** Begin DATA PROVIDED **
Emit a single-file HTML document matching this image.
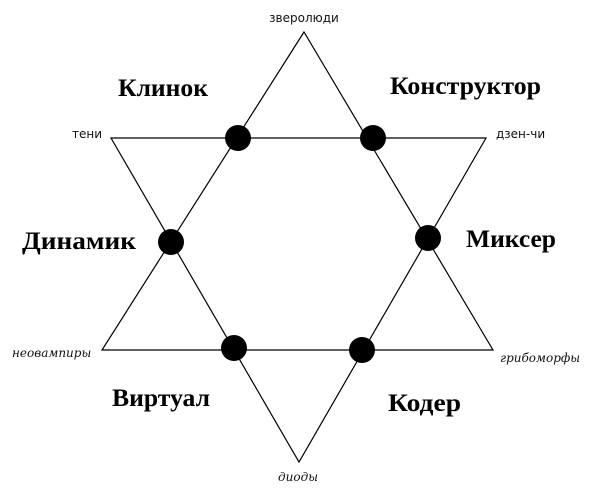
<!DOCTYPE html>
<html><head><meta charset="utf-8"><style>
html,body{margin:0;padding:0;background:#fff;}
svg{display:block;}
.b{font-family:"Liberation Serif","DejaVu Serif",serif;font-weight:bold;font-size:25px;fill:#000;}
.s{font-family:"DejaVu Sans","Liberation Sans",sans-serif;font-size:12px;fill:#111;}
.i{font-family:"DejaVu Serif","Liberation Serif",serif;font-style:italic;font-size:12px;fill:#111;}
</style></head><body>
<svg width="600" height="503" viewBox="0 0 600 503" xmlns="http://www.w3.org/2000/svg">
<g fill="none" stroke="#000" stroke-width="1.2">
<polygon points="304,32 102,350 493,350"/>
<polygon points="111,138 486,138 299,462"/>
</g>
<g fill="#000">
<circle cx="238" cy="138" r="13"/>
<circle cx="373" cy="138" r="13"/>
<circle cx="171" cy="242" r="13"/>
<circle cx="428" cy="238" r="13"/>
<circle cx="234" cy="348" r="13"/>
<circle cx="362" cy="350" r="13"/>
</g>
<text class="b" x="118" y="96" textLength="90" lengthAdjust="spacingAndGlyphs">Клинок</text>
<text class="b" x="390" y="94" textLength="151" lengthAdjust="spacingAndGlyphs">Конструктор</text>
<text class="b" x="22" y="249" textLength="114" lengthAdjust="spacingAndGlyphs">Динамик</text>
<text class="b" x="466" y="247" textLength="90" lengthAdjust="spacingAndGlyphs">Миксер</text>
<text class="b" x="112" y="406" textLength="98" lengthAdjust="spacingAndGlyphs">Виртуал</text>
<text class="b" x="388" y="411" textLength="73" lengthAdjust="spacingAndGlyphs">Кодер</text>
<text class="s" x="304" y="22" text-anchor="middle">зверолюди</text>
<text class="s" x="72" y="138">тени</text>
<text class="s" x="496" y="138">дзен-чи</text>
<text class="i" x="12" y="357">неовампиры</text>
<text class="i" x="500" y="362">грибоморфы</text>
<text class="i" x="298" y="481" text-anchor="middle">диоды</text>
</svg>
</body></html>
** End DATA PROVIDED **
** Begin DATA PROVIDED **
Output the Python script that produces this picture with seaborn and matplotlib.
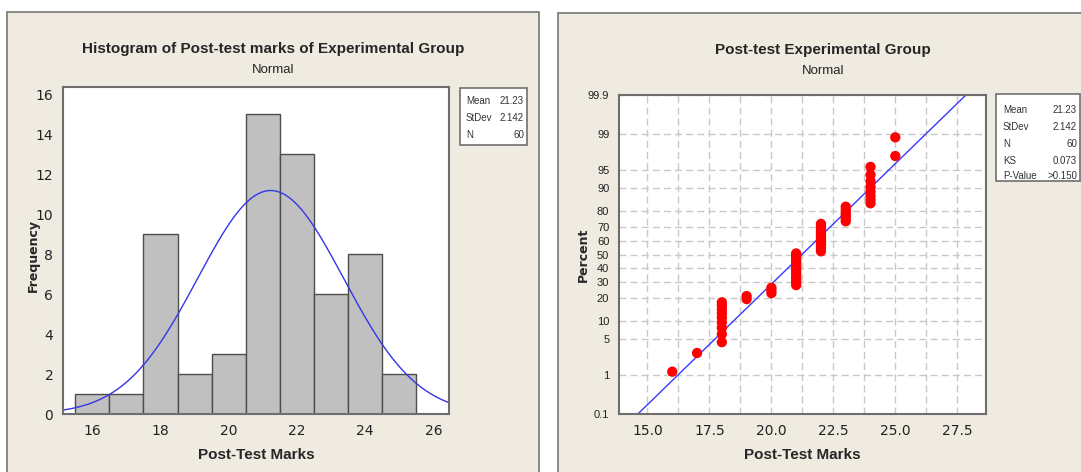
** End DATA PROVIDED **
** Begin DATA PROVIDED **
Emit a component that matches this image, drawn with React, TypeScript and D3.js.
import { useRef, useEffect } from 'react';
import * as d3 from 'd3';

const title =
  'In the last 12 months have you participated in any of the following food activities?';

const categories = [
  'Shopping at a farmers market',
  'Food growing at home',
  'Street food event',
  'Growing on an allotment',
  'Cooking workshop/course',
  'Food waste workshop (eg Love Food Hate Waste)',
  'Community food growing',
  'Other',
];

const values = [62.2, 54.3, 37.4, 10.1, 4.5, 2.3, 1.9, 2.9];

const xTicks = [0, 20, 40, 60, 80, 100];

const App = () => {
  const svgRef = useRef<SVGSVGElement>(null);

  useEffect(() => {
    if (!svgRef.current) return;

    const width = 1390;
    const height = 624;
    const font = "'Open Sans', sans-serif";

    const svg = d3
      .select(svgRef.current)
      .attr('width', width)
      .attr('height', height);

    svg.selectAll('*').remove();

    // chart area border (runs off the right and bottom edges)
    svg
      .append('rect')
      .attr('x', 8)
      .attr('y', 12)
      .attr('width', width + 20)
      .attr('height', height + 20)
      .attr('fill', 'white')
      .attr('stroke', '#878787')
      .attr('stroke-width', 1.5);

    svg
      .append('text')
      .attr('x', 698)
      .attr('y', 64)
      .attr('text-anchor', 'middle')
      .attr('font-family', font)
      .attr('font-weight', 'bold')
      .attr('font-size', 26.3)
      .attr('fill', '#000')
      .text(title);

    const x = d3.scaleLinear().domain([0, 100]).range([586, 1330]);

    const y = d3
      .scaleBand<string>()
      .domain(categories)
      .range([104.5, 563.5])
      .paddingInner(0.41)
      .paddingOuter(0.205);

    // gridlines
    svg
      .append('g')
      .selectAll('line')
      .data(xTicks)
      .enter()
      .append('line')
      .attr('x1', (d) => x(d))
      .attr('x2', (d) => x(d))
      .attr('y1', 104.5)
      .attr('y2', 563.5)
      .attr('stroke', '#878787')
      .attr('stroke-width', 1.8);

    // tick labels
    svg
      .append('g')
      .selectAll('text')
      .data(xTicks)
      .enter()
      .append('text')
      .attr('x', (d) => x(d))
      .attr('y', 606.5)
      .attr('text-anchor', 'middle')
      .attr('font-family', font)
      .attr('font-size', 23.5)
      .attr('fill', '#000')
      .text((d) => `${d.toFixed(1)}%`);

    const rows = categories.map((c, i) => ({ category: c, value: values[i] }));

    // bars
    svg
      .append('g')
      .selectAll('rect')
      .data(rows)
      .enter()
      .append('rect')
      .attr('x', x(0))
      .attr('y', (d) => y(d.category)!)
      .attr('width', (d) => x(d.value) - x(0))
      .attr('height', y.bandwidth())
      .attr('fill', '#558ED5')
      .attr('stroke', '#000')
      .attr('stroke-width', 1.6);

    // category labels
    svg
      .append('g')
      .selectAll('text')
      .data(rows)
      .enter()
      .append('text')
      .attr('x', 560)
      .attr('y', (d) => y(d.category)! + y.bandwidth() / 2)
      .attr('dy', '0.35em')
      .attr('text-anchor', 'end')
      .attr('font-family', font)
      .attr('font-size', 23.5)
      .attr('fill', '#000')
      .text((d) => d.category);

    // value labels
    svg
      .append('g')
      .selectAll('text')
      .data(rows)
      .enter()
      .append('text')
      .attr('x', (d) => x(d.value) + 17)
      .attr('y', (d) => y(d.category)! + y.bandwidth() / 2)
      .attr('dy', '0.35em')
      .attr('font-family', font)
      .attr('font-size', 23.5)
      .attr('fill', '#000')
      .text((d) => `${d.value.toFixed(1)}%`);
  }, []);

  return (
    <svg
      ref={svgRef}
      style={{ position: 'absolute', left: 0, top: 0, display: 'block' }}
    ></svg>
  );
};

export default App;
** End DATA PROVIDED **
EXERCISE TASK: Above are the lines; repeat exactly the ones from the line containing "Emit a component" down to the line containing "following food activities?';", both inclusive.

PROBLEM SOLUTION:
Emit a component that matches this image, drawn with React, TypeScript and D3.js.
import { useRef, useEffect } from 'react';
import * as d3 from 'd3';

const title =
  'In the last 12 months have you participated in any of the following food activities?';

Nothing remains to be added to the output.